● **What is being asked**:
Going from the top of the data below, give again each line through the one containing "return Path(verts, codes)", both ends kept.
-*-*-
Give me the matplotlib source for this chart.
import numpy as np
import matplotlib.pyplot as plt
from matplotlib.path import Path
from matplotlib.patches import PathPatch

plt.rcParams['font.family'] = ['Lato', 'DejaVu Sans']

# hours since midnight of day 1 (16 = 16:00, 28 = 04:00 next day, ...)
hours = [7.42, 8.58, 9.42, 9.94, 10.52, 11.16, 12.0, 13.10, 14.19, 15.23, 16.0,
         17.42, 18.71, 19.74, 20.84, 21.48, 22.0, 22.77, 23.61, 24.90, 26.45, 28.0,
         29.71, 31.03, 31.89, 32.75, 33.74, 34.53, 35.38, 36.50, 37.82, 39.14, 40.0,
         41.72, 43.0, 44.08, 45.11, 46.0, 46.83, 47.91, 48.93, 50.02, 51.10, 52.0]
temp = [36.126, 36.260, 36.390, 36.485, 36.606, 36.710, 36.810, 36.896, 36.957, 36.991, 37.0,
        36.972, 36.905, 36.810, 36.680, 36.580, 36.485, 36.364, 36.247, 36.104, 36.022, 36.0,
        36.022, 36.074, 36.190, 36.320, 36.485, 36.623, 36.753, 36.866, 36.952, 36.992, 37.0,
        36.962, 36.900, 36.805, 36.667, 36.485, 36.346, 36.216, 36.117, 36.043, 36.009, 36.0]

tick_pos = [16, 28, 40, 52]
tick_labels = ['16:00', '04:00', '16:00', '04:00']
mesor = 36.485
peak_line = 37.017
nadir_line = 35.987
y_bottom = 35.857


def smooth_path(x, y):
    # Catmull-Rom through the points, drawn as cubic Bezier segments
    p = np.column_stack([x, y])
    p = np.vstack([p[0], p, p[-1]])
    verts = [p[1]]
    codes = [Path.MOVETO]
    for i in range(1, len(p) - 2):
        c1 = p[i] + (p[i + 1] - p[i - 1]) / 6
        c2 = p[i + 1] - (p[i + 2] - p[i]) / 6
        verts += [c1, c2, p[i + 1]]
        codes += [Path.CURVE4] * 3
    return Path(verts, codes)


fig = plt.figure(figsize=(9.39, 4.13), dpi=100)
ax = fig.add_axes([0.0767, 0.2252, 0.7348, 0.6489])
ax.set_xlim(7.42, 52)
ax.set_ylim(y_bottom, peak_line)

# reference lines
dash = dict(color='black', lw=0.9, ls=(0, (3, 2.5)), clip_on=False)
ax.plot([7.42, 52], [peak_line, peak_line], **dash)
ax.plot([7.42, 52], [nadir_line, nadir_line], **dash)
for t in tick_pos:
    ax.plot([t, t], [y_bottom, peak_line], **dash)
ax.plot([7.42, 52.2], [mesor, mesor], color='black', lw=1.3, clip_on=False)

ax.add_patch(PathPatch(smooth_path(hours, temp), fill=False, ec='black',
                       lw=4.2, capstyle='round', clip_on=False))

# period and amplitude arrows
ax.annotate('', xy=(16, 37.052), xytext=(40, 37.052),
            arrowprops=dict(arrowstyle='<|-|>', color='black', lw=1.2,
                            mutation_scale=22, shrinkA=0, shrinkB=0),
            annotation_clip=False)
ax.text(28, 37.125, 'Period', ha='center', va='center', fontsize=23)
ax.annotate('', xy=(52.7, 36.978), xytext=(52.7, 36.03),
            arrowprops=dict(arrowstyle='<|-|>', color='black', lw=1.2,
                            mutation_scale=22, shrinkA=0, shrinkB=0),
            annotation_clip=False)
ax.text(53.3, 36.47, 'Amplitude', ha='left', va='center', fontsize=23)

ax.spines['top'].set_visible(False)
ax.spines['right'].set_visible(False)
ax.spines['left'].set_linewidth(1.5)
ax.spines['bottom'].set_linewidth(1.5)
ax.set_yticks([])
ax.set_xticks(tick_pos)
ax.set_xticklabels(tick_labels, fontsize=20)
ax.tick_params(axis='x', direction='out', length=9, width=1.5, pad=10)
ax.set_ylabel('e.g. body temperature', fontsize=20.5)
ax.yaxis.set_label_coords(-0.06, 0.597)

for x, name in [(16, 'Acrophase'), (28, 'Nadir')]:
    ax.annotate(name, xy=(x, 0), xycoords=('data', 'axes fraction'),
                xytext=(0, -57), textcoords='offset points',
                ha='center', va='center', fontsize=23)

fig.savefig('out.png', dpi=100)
-*-*-
● **Solved exercise**:
Give me the matplotlib source for this chart.
import numpy as np
import matplotlib.pyplot as plt
from matplotlib.path import Path
from matplotlib.patches import PathPatch

plt.rcParams['font.family'] = ['Lato', 'DejaVu Sans']

# hours since midnight of day 1 (16 = 16:00, 28 = 04:00 next day, ...)
hours = [7.42, 8.58, 9.42, 9.94, 10.52, 11.16, 12.0, 13.10, 14.19, 15.23, 16.0,
         17.42, 18.71, 19.74, 20.84, 21.48, 22.0, 22.77, 23.61, 24.90, 26.45, 28.0,
         29.71, 31.03, 31.89, 32.75, 33.74, 34.53, 35.38, 36.50, 37.82, 39.14, 40.0,
         41.72, 43.0, 44.08, 45.11, 46.0, 46.83, 47.91, 48.93, 50.02, 51.10, 52.0]
temp = [36.126, 36.260, 36.390, 36.485, 36.606, 36.710, 36.810, 36.896, 36.957, 36.991, 37.0,
        36.972, 36.905, 36.810, 36.680, 36.580, 36.485, 36.364, 36.247, 36.104, 36.022, 36.0,
        36.022, 36.074, 36.190, 36.320, 36.485, 36.623, 36.753, 36.866, 36.952, 36.992, 37.0,
        36.962, 36.900, 36.805, 36.667, 36.485, 36.346, 36.216, 36.117, 36.043, 36.009, 36.0]

tick_pos = [16, 28, 40, 52]
tick_labels = ['16:00', '04:00', '16:00', '04:00']
mesor = 36.485
peak_line = 37.017
nadir_line = 35.987
y_bottom = 35.857


def smooth_path(x, y):
    # Catmull-Rom through the points, drawn as cubic Bezier segments
    p = np.column_stack([x, y])
    p = np.vstack([p[0], p, p[-1]])
    verts = [p[1]]
    codes = [Path.MOVETO]
    for i in range(1, len(p) - 2):
        c1 = p[i] + (p[i + 1] - p[i - 1]) / 6
        c2 = p[i + 1] - (p[i + 2] - p[i]) / 6
        verts += [c1, c2, p[i + 1]]
        codes += [Path.CURVE4] * 3
    return Path(verts, codes)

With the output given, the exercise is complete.